I could’ve ended this post right there, after that last sentence – but I want to discuss this a bit further.
I am very good at resisting, and not so good at allowing. There are of course reasons for this – most of them has to do with my parents and how they imprinted in me how life should be lived, what’s easy to get access to, what one should do to get this or that – you know, the way parents raise their children. None of it was benefitial for me, however, which none of them (I say them, but really, it’s mostly my dad) realized or would have accepted.
So – although I was a child with a huge imagination and enormous dreams, I learned to opress those wishes and to know (!) that I was not good enough to get what I wanted.
Now, I don’t say this to put any blame on my dad (except perhaps a little bit of resentment from my inner child) because he was raised into a certain state of mind that doesn’t allow anything but what appears to be real. We were very, very different, and I’ve always worked hard on being more like him (pretending to live, actually) when it comes to how to live, than to actually live for myself.
There are reasons for this which does not belong here in this blog, but I can say this; there’s a lifetime full of scepticism, wanting-to-believe-but-not-doing-because-of-fear-of-what-someone-else-would-think, depressions, dysfunctionality et cetera – that makes up the thick layers of resistance that prevents me from getting many of the things that I want, today.
As weird as it may sound, but I’m actually ok with that. I know myself and the life I’ve lived – there’s nothing strange that I am the way I am, at all. It’ll take some time to turn the wheel and get to the point of where I can create and manifest just the way I want to – but then again; I’d say that’s part of the journey. It’s part of life to learn, and I intend to shift from what has been my perception of myself, into the new Me, which is everything that I want to be and want to have.
So – to accept that this is how it is at this very moment, I can then turn my focus on what’s really important to me, to raise my vibration as Abraham and many others would say. I need to focus on my appreciation and gratitude for what I have and where I am at this very moment. There are so many ways to explain and express the feeling that I’m looking for; it has to do with opening up – allowing, is another term for it. But I need to learn how to stay in that accepting, allowing and recieving mode.
Not sure of how I am going to do that, but I think that some keys to it is by continuing to meditate and also to start practicing yoga regularily.
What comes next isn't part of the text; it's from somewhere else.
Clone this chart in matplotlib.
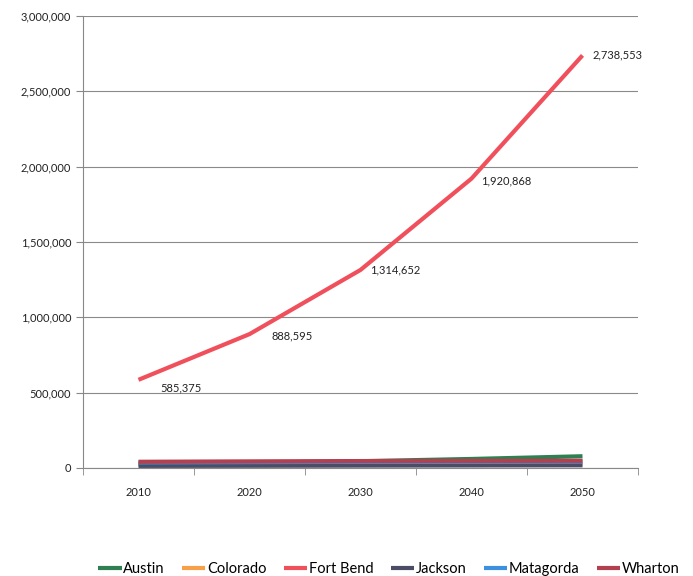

I really like it that as I go on, on this journey, things are beginning to feel less wibbly-wobbly and more steady and with some kind of shape and form. I really enjoy the feeling that I am beginning to get a grip of all this, on how to be this new version of Me, with this new set of skills to create and manifest my life the way I want it to be.
It also is somewhat… not scary, but… weird. I am so used to needing my dads approval. I’m not used to wanting, accepting, approving, recieving et cetera, on my own – learning how to do that is difficult and a bit… weird.